▸ **TASK INSTRUCTIONS**:
Extract only the first line of the listing and every line after it up to and including the one with "(mode.south) -- (itip);". Omit the pictures.

▸ **GIVEN DATA**:
━━━━━━━━━━━━━━━━━━━━━━━━━━━━━━
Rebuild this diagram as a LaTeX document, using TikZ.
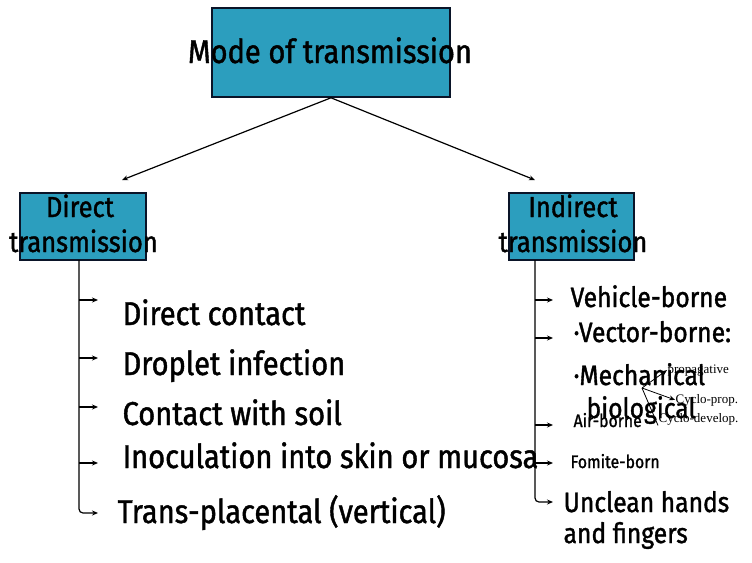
\documentclass[tikz,border=0pt]{standalone}
\usepackage{fontspec}
\setmainfont{Fira Sans}[FakeStretch=0.88,FakeBold=1.3]
\newfontfamily\labelserif{Liberation Serif}
\usetikzlibrary{arrows.meta}
\definecolor{boxteal}{RGB}{44,158,190}
\definecolor{boxedge}{RGB}{10,20,40}
\begin{document}
\begin{tikzpicture}[x=1pt,y=-1pt,>={Stealth[length=6pt,width=5pt]},line width=1.2pt]
    \tikzstyle{every node}=[inner sep=0pt]
    \tikzstyle{box}=[draw=boxedge,line width=1.6pt,fill=boxteal,rectangle]
    \tikzstyle{huge}=[font=\fontsize{33}{36}\selectfont,anchor=base west]
    \tikzstyle{big}=[font=\fontsize{28}{31}\selectfont,anchor=base west]
    \tikzstyle{boxtxt}=[font=\fontsize{29}{31}\selectfont,anchor=base]
    \tikzstyle{small}=[font=\fontsize{18}{20}\selectfont,anchor=base west]
    \tikzstyle{tiny}=[font=\labelserif\fontsize{13}{15}\selectfont,anchor=base west]
    \useasboundingbox (0,0) rectangle (752,562);
    %% Top box
    \node at (331,52.5) [box,minimum width=238pt,minimum height=89pt] (mode) {};
    \node at (330,63) [font=\fontsize{33}{36}\selectfont,anchor=base] (modetxt) {Mode of transmission};
    %% Direct
    \node at (83,226.5) [box,minimum width=126pt,minimum height=67pt] (direct) {};
    \node at (80,217) [boxtxt] (directa) {Direct};
    \node at (83.5,252) [boxtxt] (directb) {transmission};
    %% Indirect
    \node at (571.5,226.5) [box,minimum width=125pt,minimum height=67pt] (indirect) {};
    \node at (573,217) [boxtxt] (indirecta) {Indirect};
    \node at (573,252) [boxtxt] (indirectb) {transmission};
    \coordinate (dtip) at (122,180);
    \coordinate (itip) at (535,180);
    \draw[->] (mode.south) -- (dtip);
    \draw[->] (mode.south) -- (itip);

    % direct list
    \coordinate (dtop) at (79,260);
    \draw[->,rounded corners=4pt] (dtop) |- (98,513);
    \foreach \y in {300,358,407,463}
        \draw[->] (dtop |- 0,\y) -- ++(19,0);
    \node at (122,325) [huge] (contact) {Direct contact};
    \node at (122,375) [huge] (droplet) {Droplet infection};
    \node at (122,425) [huge] (soil) {Contact with soil};
    \node at (122,468) [huge] (inoc) {Inoculation into skin or mucosa};
    \node at (117,523) [huge] (transpl) {Trans-placental (vertical)};

    % indirect list
    \coordinate (itop) at (535,260);
    \draw[->,rounded corners=4pt] (itop) |- (553,502);
    \foreach \y in {300,338,425,463}
        \draw[->] (itop |- 0,\y) -- ++(18,0);
    \node at (570,307) [big] (vehicle) {Vehicle-borne};
    \node at (573,342) [big] (vector) {·Vector-borne:};
    \node at (573,427) [small] (air) {Air-borne};
    \node at (573,385) [big] (mech) {·Mechanical};
    \node at (586,418) [big] (bio) {biological};
    \node at (570,468) [small] (fomite) {Fomite-born};
    \node at (563,512) [big] (unclean) {Unclean hands};
    \node at (563,543) [big] (fingers) {and fingers};
    % biological sub-types
    \node at (667,373) [tiny] (propag) {propagative};
    \node at (675,403) [tiny] (cprop) {Cyclo-prop.};
    \node at (658,422) [tiny] (cdevel) {Cyclo-develop.};
    \coordinate (fork) at (642,388);
    \draw[->,line width=0.8pt] (fork) -- (propag.west);
    \draw[->,line width=0.8pt] (fork) -- (cprop.west);
    \draw[line width=0.8pt] (fork) -- (cdevel.south west);
\end{tikzpicture}
\end{document}
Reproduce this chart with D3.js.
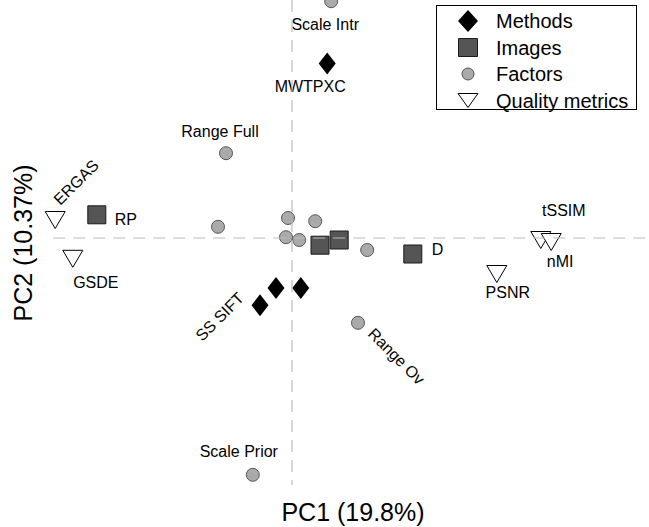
<!DOCTYPE html>
<html>
<head>
<meta charset="utf-8">
<script src="https://cdn.jsdelivr.net/npm/d3@7"></script>
<style>
  html, body { margin: 0; padding: 0; background: #fff; }
  svg { display: block; font-family: "Liberation Sans", Arial, sans-serif; }
</style>
</head>
<body>
<div id="chart"></div>
<script>
// PCA biplot: scores on PC1 / PC2
const methodNames = ["MWTPXC", "SS SIFT", "", ""];
const methodPC1 = [0.44, -0.40, -0.20, 0.11];
const methodPC2 = [2.18, -0.84, -0.625, -0.625];

const imageNames = ["RP", "", "", "D"];
const imagePC1 = [-2.44, 0.35, 0.59, 1.51];
const imagePC2 = [0.29, -0.09, -0.025, -0.20];

const factorNames = ["Scale Intr", "Range Full", "Scale Prior", "Range Ov", "", "", "", "", "", ""];
const factorPC1 = [0.49, -0.825, -0.49, 0.825, -0.925, -0.05, 0.29, -0.075, 0.09, 0.94];
const factorPC2 = [2.96, 1.06, -2.96, -1.06, 0.14, 0.25, 0.21, 0.01, -0.025, -0.15];

const metricNames = ["ERGAS", "GSDE", "tSSIM", "nMI", "PSNR"];
const metricPC1 = [-2.96, -2.74, 3.11, 3.24, 2.56];
const metricPC2 = [0.225, -0.26, -0.025, -0.05, -0.45];

const legendLabels = ["Methods", "Images", "Factors", "Quality metrics"];
const xTitle = "PC1 (19.8%)";
const yTitle = "PC2 (10.37%)";

// label placement (pixel offsets from the point, rotation)
const labelPos = {
    "MWTPXC": { dx: -17, dy: 28, anchor: "middle" },
    "SS SIFT": { dx: -15, dy: -6, anchor: "end", rot: -45 },
    "RP": { dx: 18, dy: 10, anchor: "start" },
    "D": { dx: 19, dy: 1, anchor: "start" },
    "Scale Intr": { dx: -6, dy: 29, anchor: "middle" },
    "Range Full": { dx: -6, dy: -16, anchor: "middle" },
    "Scale Prior": { dx: -14, dy: -18, anchor: "middle" },
    "Range Ov": { dx: 9, dy: 12, anchor: "start", rot: 45 },
    "ERGAS": { dx: 5, dy: -14, anchor: "start", rot: -45 },
    "GSDE": { dx: 23, dy: 29, anchor: "middle" },
    "tSSIM": { dx: 23, dy: -24, anchor: "middle" },
    "nMI": { dx: 9, dy: 25, anchor: "middle" },
    "PSNR": { dx: 11, dy: 24, anchor: "middle" }
};

const width = 649, height = 527;

const svg = d3.select('#chart')
    .append('svg')
    .attr('width', width)
    .attr('height', height);

const x = d3.scaleLinear().domain([-3, 4]).range([52, 612]);
const y = d3.scaleLinear().domain([-3, 3]).range([478, -2]);

// marker shapes
const shapes = {
    diamond: 'M0,-11L8.5,0L0,11L-8.5,0Z',
    square: 'M-9,-9H9V9H-9Z',
    triangle: 'M-10,-8.5L10,-8.5L0,8.5Z'
};

const groups = [
    { type: 'factor', names: factorNames, xs: factorPC1, ys: factorPC2 },
    { type: 'image', names: imageNames, xs: imagePC1, ys: imagePC2 },
    { type: 'method', names: methodNames, xs: methodPC1, ys: methodPC2 },
    { type: 'metric', names: metricNames, xs: metricPC1, ys: metricPC2 }
];

function drawMarker(g, type, big) {
    if (type === 'factor') {
        g.append('circle')
            .attr('r', big ? 6 : 6.5)
            .attr('fill', '#aaaaaa')
            .attr('stroke', '#555')
            .attr('stroke-width', 1);
    } else if (type === 'image') {
        g.append('path')
            .attr('d', big ? 'M-9.5,-9H9.5V9H-9.5Z' : shapes.square)
            .attr('fill', '#555555')
            .attr('stroke', '#1a1a1a')
            .attr('stroke-width', 1);
    } else if (type === 'method') {
        g.append('path')
            .attr('d', big ? 'M0,-11L10,0L0,11L-10,0Z' : shapes.diamond)
            .attr('fill', '#000');
    } else {
        g.append('path')
            .attr('d', big ? 'M-10,-7L10,-7L0,7Z' : shapes.triangle)
            .attr('fill', '#fff')
            .attr('stroke', '#000')
            .attr('stroke-width', 1);
    }
}

// points
groups.forEach(grp => {
    const data = grp.names.map((n, i) => ({ name: n, px: grp.xs[i], py: grp.ys[i] }));
    const pts = svg.append('g')
        .selectAll('g')
        .data(data)
        .enter()
        .append('g')
        .attr('transform', d => `translate(${x(d.px)},${y(d.py)})`);
    pts.each(function () { drawMarker(d3.select(this), grp.type, false); });

    // labels
    svg.append('g')
        .selectAll('text')
        .data(data.filter(d => d.name && labelPos[d.name]))
        .enter()
        .append('text')
        .attr('font-size', 16)
        .attr('text-anchor', d => labelPos[d.name].anchor)
        .attr('transform', d => {
            const p = labelPos[d.name];
            return `translate(${x(d.px) + p.dx},${y(d.py) + p.dy}) rotate(${p.rot || 0})`;
        })
        .text(d => d.name);
});

// zero lines (drawn over the markers)
const allX = [].concat(factorPC1, imagePC1, methodPC1, metricPC1);
svg.append('line')
    .attr('x1', x(d3.min(allX)) - 2).attr('x2', width)
    .attr('y1', y(0)).attr('y2', y(0))
    .attr('stroke', '#bbbbbb')
    .attr('stroke-width', 1.2)
    .attr('stroke-dasharray', '12,8');
svg.append('line')
    .attr('x1', x(0)).attr('x2', x(0))
    .attr('y1', 0).attr('y2', 485)
    .attr('stroke', '#bbbbbb')
    .attr('stroke-width', 1.2)
    .attr('stroke-dasharray', '12,8');

// axis titles
svg.append('text')
    .attr('x', 353).attr('y', 521)
    .attr('text-anchor', 'middle')
    .attr('font-size', 25)
    .text(xTitle);
svg.append('text')
    .attr('transform', 'translate(32,243) rotate(-90)')
    .attr('text-anchor', 'middle')
    .attr('font-size', 25)
    .text(yTitle);

// legend
const legend = svg.append('g');
legend.append('rect')
    .attr('x', 436.5).attr('y', 5.5)
    .attr('width', 200).attr('height', 104)
    .attr('fill', '#fff')
    .attr('stroke', '#000')
    .attr('stroke-width', 1);
const legendTypes = ['method', 'image', 'factor', 'metric'];
const rows = legend.selectAll('g.row')
    .data(legendLabels)
    .enter()
    .append('g')
    .attr('class', 'row')
    .attr('transform', (d, i) => `translate(0,${21 + i * 26.5})`);
rows.each(function (d, i) {
    const g = d3.select(this).append('g').attr('transform', 'translate(468,0)');
    drawMarker(g, legendTypes[i], true);
});
rows.append('text')
    .attr('x', 496).attr('y', 7)
    .attr('font-size', 20)
    .text(d => d);
</script>
</body>
</html>
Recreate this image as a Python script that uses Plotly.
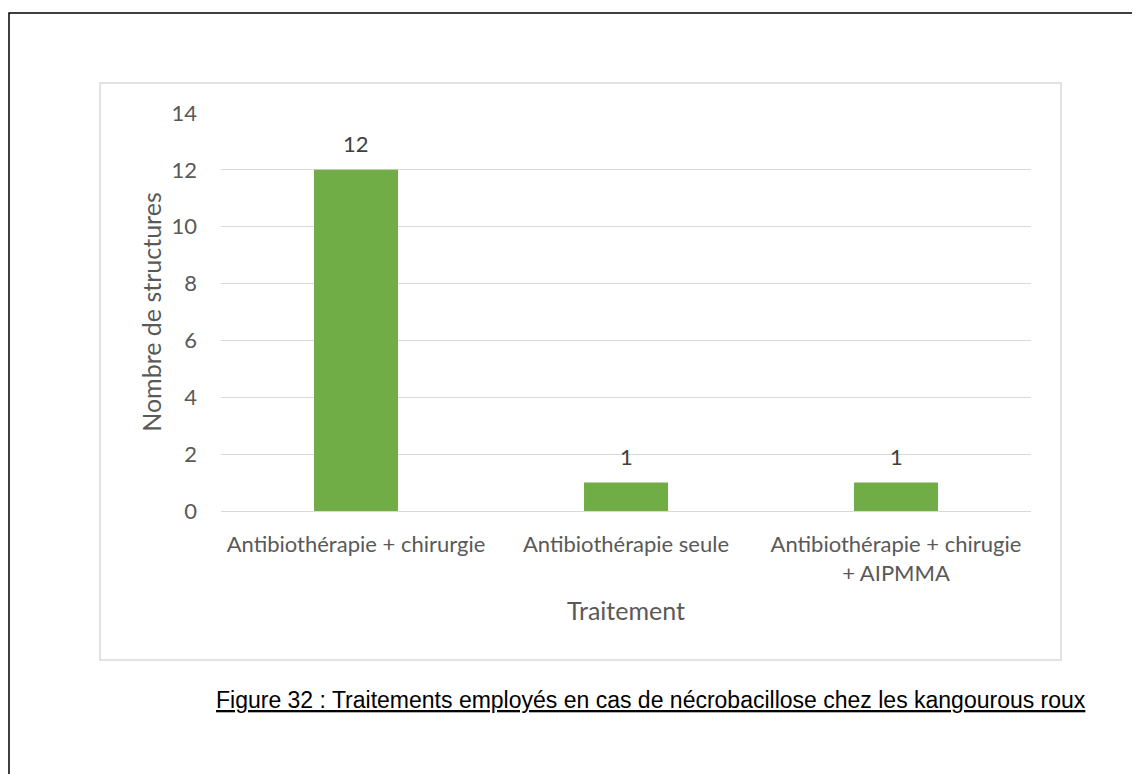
import plotly.graph_objects as go

categories = ["Antibiothérapie + chirurgie", "Antibiothérapie seule", "Antibiothérapie + chirugie<br>+ AIPMMA"]
values = [12, 1, 1]
y_ticks = [0, 2, 4, 6, 8, 10, 12, 14]

W, H = 1140, 774
OFF = 8  # browser default body margin
# plot area in reference (page) pixel coordinates
L, R, T, B = 221, 1031, 113, 511

def px(x):
    return (x - L) / (R - L)

def py(y):
    return (B - y) / (B - T)

FONT = "Lato"
fig = go.Figure(go.Bar(
    x=categories, y=values,
    marker=dict(color="#70ad47", line=dict(width=0)),
    hoverinfo="x+y",
))

annotations = [
    dict(x=c, y=v, xref="x", yref="y", text=str(v), showarrow=False,
         xanchor="center", yanchor="middle", yshift=26,
         font=dict(family=FONT, size=22, color="#404040"))
    for c, v in zip(categories, values)
]
annotations.append(
    dict(text="<u>Figure 32 : Traitements employés en cas de nécrobacillose chez les kangourous roux</u>",
         xref="paper", yref="paper", x=px(651), y=py(700), showarrow=False,
         xanchor="center", yanchor="middle",
         font=dict(family="Liberation Sans", size=23, color="#000000"))
)

fig.update_layout(
    width=W, height=H,
    margin=dict(l=L - OFF, r=W - (R - OFF), t=T - OFF, b=H - (B - OFF)),
    paper_bgcolor="white", plot_bgcolor="white",
    bargap=0.689,
    showlegend=False,
    font=dict(family=FONT, color="#595959"),
    xaxis=dict(
        showgrid=False, showline=True, linecolor="#d9d9d9", linewidth=1,
        tickfont=dict(family=FONT, size=22, color="#595959"),
        ticks="", ticklabelstandoff=14,
        title=dict(text="Traitement", font=dict(family=FONT, size=25, color="#595959"), standoff=17),
    ),
    yaxis=dict(
        range=[0, 14], tickvals=y_ticks, showgrid=True, gridcolor="#d9d9d9", gridwidth=1,
        zeroline=False, showline=False,
        tickfont=dict(family=FONT, size=22, color="#595959"),
        ticks="", ticklabelstandoff=23,
        title=dict(text="Nombre de structures", font=dict(family=FONT, size=25, color="#595959"), standoff=2),
    ),
    shapes=[
        dict(type="rect", xref="paper", yref="paper",
             x0=px(100), x1=px(1061), y0=py(660), y1=py(83),
             line=dict(color="#d9d9d9", width=1.5), fillcolor="rgba(0,0,0,0)", layer="below"),
        dict(type="rect", xref="paper", yref="paper",
             x0=px(9), x1=px(1170), y0=py(800), y1=py(13),
             line=dict(color="#000000", width=1.5), fillcolor="rgba(0,0,0,0)", layer="below"),
    ],
    annotations=annotations,
)

fig.write_html("out.html")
━━━━━━━━━━━━━━━━━━━━━━━━━━━━━━
▸ **IN RESPONSE**:
Rebuild this diagram as a LaTeX document, using TikZ.
\documentclass[tikz,border=0pt]{standalone}
\usepackage{fontspec}
\setmainfont{Fira Sans}[FakeStretch=0.88,FakeBold=1.3]
\newfontfamily\labelserif{Liberation Serif}
\usetikzlibrary{arrows.meta}
\definecolor{boxteal}{RGB}{44,158,190}
\definecolor{boxedge}{RGB}{10,20,40}
\begin{document}
\begin{tikzpicture}[x=1pt,y=-1pt,>={Stealth[length=6pt,width=5pt]},line width=1.2pt]
    \tikzstyle{every node}=[inner sep=0pt]
    \tikzstyle{box}=[draw=boxedge,line width=1.6pt,fill=boxteal,rectangle]
    \tikzstyle{huge}=[font=\fontsize{33}{36}\selectfont,anchor=base west]
    \tikzstyle{big}=[font=\fontsize{28}{31}\selectfont,anchor=base west]
    \tikzstyle{boxtxt}=[font=\fontsize{29}{31}\selectfont,anchor=base]
    \tikzstyle{small}=[font=\fontsize{18}{20}\selectfont,anchor=base west]
    \tikzstyle{tiny}=[font=\labelserif\fontsize{13}{15}\selectfont,anchor=base west]
    \useasboundingbox (0,0) rectangle (752,562);
    %% Top box
    \node at (331,52.5) [box,minimum width=238pt,minimum height=89pt] (mode) {};
    \node at (330,63) [font=\fontsize{33}{36}\selectfont,anchor=base] (modetxt) {Mode of transmission};
    %% Direct
    \node at (83,226.5) [box,minimum width=126pt,minimum height=67pt] (direct) {};
    \node at (80,217) [boxtxt] (directa) {Direct};
    \node at (83.5,252) [boxtxt] (directb) {transmission};
    %% Indirect
    \node at (571.5,226.5) [box,minimum width=125pt,minimum height=67pt] (indirect) {};
    \node at (573,217) [boxtxt] (indirecta) {Indirect};
    \node at (573,252) [boxtxt] (indirectb) {transmission};
    \coordinate (dtip) at (122,180);
    \coordinate (itip) at (535,180);
    \draw[->] (mode.south) -- (dtip);
    \draw[->] (mode.south) -- (itip);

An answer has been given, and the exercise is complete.